How are employees paying for unexpected medical expenses? Credit cards.

Multiracial colleagues talk discussing projects in office

Lack of preparedness can erode the financial wellbeing for many in the workforce.

Recent research commissioned by New York Life Group Benefit Solutions* spotlights the financial strain of unexpected medical expenses on employees and their subsequent payment methods. Such unforeseen costs significantly influence the overall financial wellbeing of employees, often necessitating the use of credit cards or payment plans.

 

Steep out-of-pocket costs lead to financially troubling payment strategies.

Among adults who have experienced an unexpected medical issue, over half (58%) reported they paid at least $400 out-of-pocket on healthcare costs. To cover these unanticipated expenses, the most common payment methods included using a credit card (42%), dipping into personal savings (40%), or setting up a payment plan (29%). These findings underscore a growing concern: many employees lack sufficient savings or health coverage to comfortably manage sudden medical expenses.

 

High interest rates worsen financial pressures.

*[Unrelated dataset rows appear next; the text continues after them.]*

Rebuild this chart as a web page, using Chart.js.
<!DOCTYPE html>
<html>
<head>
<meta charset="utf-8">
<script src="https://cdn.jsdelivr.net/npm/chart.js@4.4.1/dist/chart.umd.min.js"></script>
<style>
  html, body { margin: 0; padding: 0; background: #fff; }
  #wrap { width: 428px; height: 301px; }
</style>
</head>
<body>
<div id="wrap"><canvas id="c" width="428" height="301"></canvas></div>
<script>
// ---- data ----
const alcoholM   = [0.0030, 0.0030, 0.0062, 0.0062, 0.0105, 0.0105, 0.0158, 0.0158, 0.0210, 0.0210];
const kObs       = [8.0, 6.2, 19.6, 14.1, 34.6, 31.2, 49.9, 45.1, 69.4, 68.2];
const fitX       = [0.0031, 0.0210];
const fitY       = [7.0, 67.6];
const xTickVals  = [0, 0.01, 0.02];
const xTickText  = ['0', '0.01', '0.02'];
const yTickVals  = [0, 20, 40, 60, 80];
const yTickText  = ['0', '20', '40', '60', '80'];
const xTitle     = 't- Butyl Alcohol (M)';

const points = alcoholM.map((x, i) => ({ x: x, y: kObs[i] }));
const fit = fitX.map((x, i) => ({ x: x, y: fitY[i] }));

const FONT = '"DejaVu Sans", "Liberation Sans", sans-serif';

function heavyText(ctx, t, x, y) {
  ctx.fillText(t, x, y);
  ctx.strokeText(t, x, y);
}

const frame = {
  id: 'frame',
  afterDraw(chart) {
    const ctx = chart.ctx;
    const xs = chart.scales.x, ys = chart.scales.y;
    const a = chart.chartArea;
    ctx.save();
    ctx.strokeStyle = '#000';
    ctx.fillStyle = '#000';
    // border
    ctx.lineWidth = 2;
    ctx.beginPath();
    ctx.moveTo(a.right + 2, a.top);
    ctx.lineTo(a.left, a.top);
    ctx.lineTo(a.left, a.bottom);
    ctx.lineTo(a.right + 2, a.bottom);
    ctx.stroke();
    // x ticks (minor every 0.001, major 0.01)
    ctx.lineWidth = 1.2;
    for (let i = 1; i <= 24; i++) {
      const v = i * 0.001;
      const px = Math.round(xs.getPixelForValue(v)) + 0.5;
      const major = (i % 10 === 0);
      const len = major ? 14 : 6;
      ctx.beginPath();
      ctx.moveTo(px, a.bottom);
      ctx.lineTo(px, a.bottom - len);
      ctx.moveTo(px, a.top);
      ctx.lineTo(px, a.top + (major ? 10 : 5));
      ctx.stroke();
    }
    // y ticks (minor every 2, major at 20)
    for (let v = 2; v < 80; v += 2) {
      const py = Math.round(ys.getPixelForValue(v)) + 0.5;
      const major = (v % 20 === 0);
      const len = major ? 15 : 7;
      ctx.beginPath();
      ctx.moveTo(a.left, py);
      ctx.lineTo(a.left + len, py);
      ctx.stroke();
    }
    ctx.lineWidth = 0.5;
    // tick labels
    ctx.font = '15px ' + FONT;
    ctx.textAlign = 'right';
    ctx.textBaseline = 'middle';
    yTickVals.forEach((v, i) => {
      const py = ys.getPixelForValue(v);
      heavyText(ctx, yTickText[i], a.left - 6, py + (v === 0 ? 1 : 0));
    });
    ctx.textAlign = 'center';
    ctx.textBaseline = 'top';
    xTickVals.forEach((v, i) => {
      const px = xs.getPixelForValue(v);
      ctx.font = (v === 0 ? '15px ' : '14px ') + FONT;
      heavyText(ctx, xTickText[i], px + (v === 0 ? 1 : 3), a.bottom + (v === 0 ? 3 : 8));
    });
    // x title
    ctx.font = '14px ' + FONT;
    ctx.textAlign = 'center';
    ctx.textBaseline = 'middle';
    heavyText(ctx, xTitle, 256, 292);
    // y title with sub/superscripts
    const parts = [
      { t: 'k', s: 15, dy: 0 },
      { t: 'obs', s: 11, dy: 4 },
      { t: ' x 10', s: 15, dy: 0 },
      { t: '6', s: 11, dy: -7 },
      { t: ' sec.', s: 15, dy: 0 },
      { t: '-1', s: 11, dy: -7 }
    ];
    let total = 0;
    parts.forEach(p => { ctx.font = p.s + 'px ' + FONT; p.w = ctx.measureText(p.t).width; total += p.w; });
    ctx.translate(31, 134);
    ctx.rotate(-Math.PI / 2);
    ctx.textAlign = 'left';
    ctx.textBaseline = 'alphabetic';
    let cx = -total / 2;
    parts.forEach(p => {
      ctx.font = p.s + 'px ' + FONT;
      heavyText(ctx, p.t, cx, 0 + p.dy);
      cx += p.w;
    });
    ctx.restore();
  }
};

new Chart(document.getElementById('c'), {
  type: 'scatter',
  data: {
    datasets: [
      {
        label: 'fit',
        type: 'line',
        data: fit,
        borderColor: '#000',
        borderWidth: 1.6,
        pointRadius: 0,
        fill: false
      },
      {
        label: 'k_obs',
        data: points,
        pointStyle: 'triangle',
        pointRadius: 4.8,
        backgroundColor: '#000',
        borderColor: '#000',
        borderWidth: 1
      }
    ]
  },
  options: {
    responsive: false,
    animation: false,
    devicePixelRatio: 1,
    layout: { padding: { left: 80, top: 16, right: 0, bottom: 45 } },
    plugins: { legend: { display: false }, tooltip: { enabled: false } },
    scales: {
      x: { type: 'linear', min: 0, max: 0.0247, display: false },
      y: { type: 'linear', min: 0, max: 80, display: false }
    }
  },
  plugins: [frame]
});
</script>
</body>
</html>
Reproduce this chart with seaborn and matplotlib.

Moreover, this financial pressure often does not merely impact the present. When employees resort to credit cards or payment plans, they often face high-interest rates, potentially leading to a cycle of debt that can prove challenging to escape. This debt can further impede their ability to save for the future, invest, or even meet daily living expenses, thereby undermining their overall financial stability.

 

Impact on healthcare decisions.

The financial strain of unexpected medical costs also influences healthcare decisions. More than half of adults (57%) admitted to delaying medical treatment due to concerns about being able to pay for the expenses (29%). Worryingly, job responsibilities and working hours restrictions were also a significant factor (27%) in such decisions.

 

Millennials most likely to postpone medical care.

Among different age groups, Millennials were the most likely to postpone medical treatment (70%), primarily due to apprehensions about their ability to pay (38%). This delay could potentially escalate health issues, leading to higher treatment costs in the long run, and further exacerbating their financial stress.

 

Employers can continue to help better protect employee financial wellbeing.

The financial impact of unexpected medical costs can extend far beyond the immediate expense. It can affect employees' financial wellbeing, influencing their healthcare decisions and potentially leading to a debt cycle that is difficult to break. As such, it underscores the importance for employers to provide comprehensive health benefits and financial wellness education, equipping employees to manage such scenarios better and safeguard their financial future.

*New York Life Group Benefit Solutions commissioned an online poll between September 29-October 5, 2023 of nearly 2,000 adults employed in the private or government sector. Survey results have a margin of error of plus or minus two percentage points.